Big profits are available in real estate and stocks. Real rates will probably not have to go as high as they did in  1983-84 to slow down the market but the most recent run in the market has been only a rebound to reasonable ground. The big market V was all about fear of a great depression that never happened. Now, the slower process of building a new economy must be played-out.

Great preparation for the "new economy" has already been made. The first internet run went as far as it could go on the infrastructure in place in 2000. Now, a whole new infrastructure is in place with much more finish work scheduled.

With infrastructure in place, the adoption rate for high speed, mobile, internet connected computers is about to accelerate.

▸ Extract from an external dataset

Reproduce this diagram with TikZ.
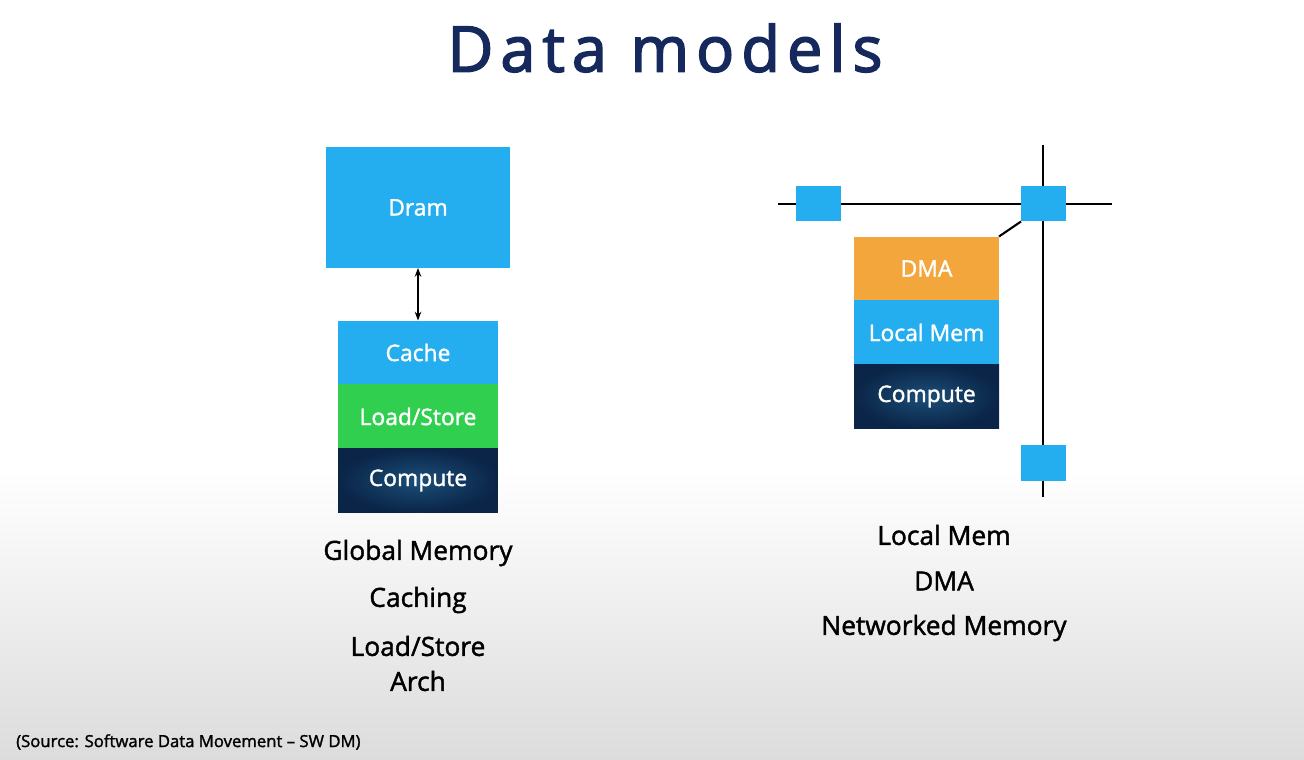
\documentclass[tikz,border=0pt]{standalone}
\usepackage{fontspec}
\setmainfont{Open Sans}
\newfontfamily\heavier[FakeBold=1.6]{Open Sans}
\newfontfamily\titlefont[FakeBold=2.4,LetterSpace=11]{Open Sans}
\usetikzlibrary{positioning,arrows.meta}
\definecolor{skyblue}{HTML}{25AEEF}
\definecolor{loadgreen}{HTML}{30CF50}
\definecolor{dmaorange}{HTML}{F2A63C}
\definecolor{navyout}{HTML}{0A2548}
\definecolor{navyin}{HTML}{1C4E77}
\definecolor{titleblue}{HTML}{15295C}
\definecolor{bggray}{HTML}{DCDCDC}
\begin{document}
\begin{tikzpicture}[x=0.02cm,y=-0.02cm,
	blk/.style={fill=skyblue,text=white,inner sep=0,outer sep=0,font=\heavier\fontsize{13}{15}\selectfont},
	layer/.style={blk,minimum width=3.2cm,minimum height=1.28cm},
	slab/.style={blk,minimum width=2.9cm,minimum height=1.28cm},
	router/.style={fill=skyblue,inner sep=0,outer sep=0,minimum width=0.9cm,minimum height=0.72cm},
	compute/.style={inner color=navyin,outer color=navyout},
	caption/.style={font=\heavier\fontsize{15}{18}\selectfont,text=black},
	wire/.style={line width=1.2pt,black}]
	\useasboundingbox (0,0) rectangle (1304,760);
	\fill[white] (0,0) rectangle (1304,470);
	\shade[top color=white,bottom color=bggray] (0,470) rectangle (1304,760);
	\node[text=titleblue,font=\titlefont\fontsize{36}{40}\selectfont] (title) at (665,48) {Data models};

	\node[blk,minimum width=3.68cm,minimum height=2.42cm] (dram) at (418,207.5) {Dram};
	\node[layer] (cache) at (418,352.5) {Cache};
	\node[layer,fill=loadgreen,below=0pt of cache] (ls) {Load/Store};
	\node[layer,compute,below=0pt of ls] (comp) {Compute};
	\draw[line width=1pt,{Stealth[length=5pt]}-{Stealth[length=5pt]}] (dram) -- (cache);

	\node[caption] (gm) at (418,553) {Global Memory};
	\node[caption] (cach) at (418,600) {Caching};
	\node[caption] (lsa) at (418,646) {Load/Store};
	\node[caption] (arch) at (418,681) {Arch};

	\path (778,204) coordinate (hw)
	++ (334,0) coordinate (he)
	(1043,145) coordinate (vn)
	++ (0,352) coordinate (vs);
	\draw[wire] (hw) -- (he);
	\draw[wire] (vn) -- (vs);
	\node[router] (ra) at (818.5,203.5) {};
	\node[router] (rb) at (1043.5,203.5) {};
	\node[router] (rc) at (1043.5,462.5) {};

	\node[slab,fill=dmaorange] (dma) at (926.5,268.5) {DMA};
	\node[slab,below=0pt of dma] (lmem) {Local Mem};
	\node[slab,compute,below=0pt of lmem] (comp2) {Compute};
	\draw[wire] (dma.north east) -- (rb.south west);

	\node[caption] (lm) at (944,535) {Local Mem};
	\node[caption] (dm) at (944,581) {DMA};
	\node[caption] (nm) at (944,628) {Networked Memory};

	\node[anchor=west,font=\heavier\fontsize{9.5}{11}\selectfont] (src) at (10,742) {(Source: Software Data Movement – SW DM)};
\end{tikzpicture}
\end{document}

Early adopters have already had their fun with expensive iPhones and Blackberrys. The price has fallen to levels the masses can afford and the price is still falling. WalMart sells a phone that gives you unlimited voice and data for $45 per month. Within a couple of years, the price will be down by half.

Super fast economic growth has once again taken root in emerging nations. The current alarmist WOW (wall of worry) is that the US dollar is falling. Ironically, the reason it is falling is because the world is making the switch from FEAR to GREED! Instead of cowering in the safety of the dollar, people around the world are investing to expand their businesses.  One of the many positive effects on the USA will be rapid increases in sales of computer chips, our number one export to the world. Of course, Microsoft is preparing to export many billions of dollars worth of Windows 7 software.

The other WOW is that government printing presses are going to cause hyper inflation. It is amazing how quick the worry warts can go from fear of depression to fear of hyper-inflation. With recovery, business profits are going to soar, taxes paid will soar and government deficits will be lower than what they would have been. Chances are good that the Obama big tax and spend health care program is going to be dramatically cut back or it will fail to pass.

Put another way, resources supplies are abundant, every thing from unemployed labor to unused factory capacity. The risk of hyper-inflation will not be real until rapid growth has absorbed most of these excess resources. We have just begun a time of rapid growth. China is leading the way with GDP growth of 7 to 9%!

It is still time to buy stocks. While a pull back would not be a great surprise after the recent 60% run, in general, it is appropriate to add money to equity markets in anticipation of full speed ahead.